━━ DATA SHOWN
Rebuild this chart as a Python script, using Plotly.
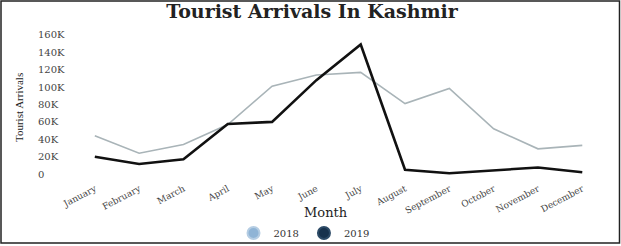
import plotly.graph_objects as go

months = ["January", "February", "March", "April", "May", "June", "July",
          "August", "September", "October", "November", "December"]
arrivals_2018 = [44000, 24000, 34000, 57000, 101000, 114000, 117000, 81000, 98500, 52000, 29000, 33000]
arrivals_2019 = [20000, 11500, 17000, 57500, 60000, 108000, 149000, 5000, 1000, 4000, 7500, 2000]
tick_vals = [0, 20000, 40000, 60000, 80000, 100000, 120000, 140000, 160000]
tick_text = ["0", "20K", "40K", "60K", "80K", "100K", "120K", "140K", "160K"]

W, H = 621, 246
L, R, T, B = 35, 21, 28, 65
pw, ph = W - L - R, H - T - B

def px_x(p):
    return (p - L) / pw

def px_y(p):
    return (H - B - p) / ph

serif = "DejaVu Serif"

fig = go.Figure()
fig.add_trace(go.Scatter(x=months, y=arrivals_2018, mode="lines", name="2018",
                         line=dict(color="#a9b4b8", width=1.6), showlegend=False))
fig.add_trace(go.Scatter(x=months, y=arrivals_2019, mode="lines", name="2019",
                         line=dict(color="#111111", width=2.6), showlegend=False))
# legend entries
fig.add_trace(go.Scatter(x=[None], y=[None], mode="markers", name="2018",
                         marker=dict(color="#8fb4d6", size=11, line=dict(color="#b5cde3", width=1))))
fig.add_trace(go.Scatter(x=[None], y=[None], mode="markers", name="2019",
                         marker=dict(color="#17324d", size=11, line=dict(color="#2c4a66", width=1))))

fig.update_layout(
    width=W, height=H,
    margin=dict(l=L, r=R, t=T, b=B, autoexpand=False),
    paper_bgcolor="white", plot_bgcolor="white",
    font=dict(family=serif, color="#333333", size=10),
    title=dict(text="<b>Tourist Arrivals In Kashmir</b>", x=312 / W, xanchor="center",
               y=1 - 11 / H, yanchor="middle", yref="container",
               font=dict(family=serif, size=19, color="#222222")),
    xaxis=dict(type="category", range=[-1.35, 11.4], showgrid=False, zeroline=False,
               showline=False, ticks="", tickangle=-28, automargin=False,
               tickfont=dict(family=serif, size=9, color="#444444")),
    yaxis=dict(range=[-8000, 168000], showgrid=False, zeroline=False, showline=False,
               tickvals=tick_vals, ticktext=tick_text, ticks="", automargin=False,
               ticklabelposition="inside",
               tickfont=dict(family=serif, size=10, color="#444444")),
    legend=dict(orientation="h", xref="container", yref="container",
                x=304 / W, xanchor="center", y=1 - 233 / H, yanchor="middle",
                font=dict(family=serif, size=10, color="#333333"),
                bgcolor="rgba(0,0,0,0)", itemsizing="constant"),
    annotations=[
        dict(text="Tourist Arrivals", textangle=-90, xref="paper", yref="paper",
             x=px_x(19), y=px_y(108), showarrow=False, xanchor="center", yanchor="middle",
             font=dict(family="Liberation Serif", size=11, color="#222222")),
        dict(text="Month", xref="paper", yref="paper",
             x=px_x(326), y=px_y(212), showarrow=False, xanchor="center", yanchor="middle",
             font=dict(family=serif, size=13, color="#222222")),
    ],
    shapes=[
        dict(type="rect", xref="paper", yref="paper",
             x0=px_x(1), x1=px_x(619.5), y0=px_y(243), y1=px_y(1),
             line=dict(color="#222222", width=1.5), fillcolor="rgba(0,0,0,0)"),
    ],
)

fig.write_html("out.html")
━━━━
→ SET TASK:
Begin at the top of the material above and output each line exactly, stopping after the line that holds "pw, ph = W - L - R, H - T - B". Leave out pictures.

→ PROBLEM SOLUTION:
Rebuild this chart as a Python script, using Plotly.
import plotly.graph_objects as go

months = ["January", "February", "March", "April", "May", "June", "July",
          "August", "September", "October", "November", "December"]
arrivals_2018 = [44000, 24000, 34000, 57000, 101000, 114000, 117000, 81000, 98500, 52000, 29000, 33000]
arrivals_2019 = [20000, 11500, 17000, 57500, 60000, 108000, 149000, 5000, 1000, 4000, 7500, 2000]
tick_vals = [0, 20000, 40000, 60000, 80000, 100000, 120000, 140000, 160000]
tick_text = ["0", "20K", "40K", "60K", "80K", "100K", "120K", "140K", "160K"]

W, H = 621, 246
L, R, T, B = 35, 21, 28, 65
pw, ph = W - L - R, H - T - B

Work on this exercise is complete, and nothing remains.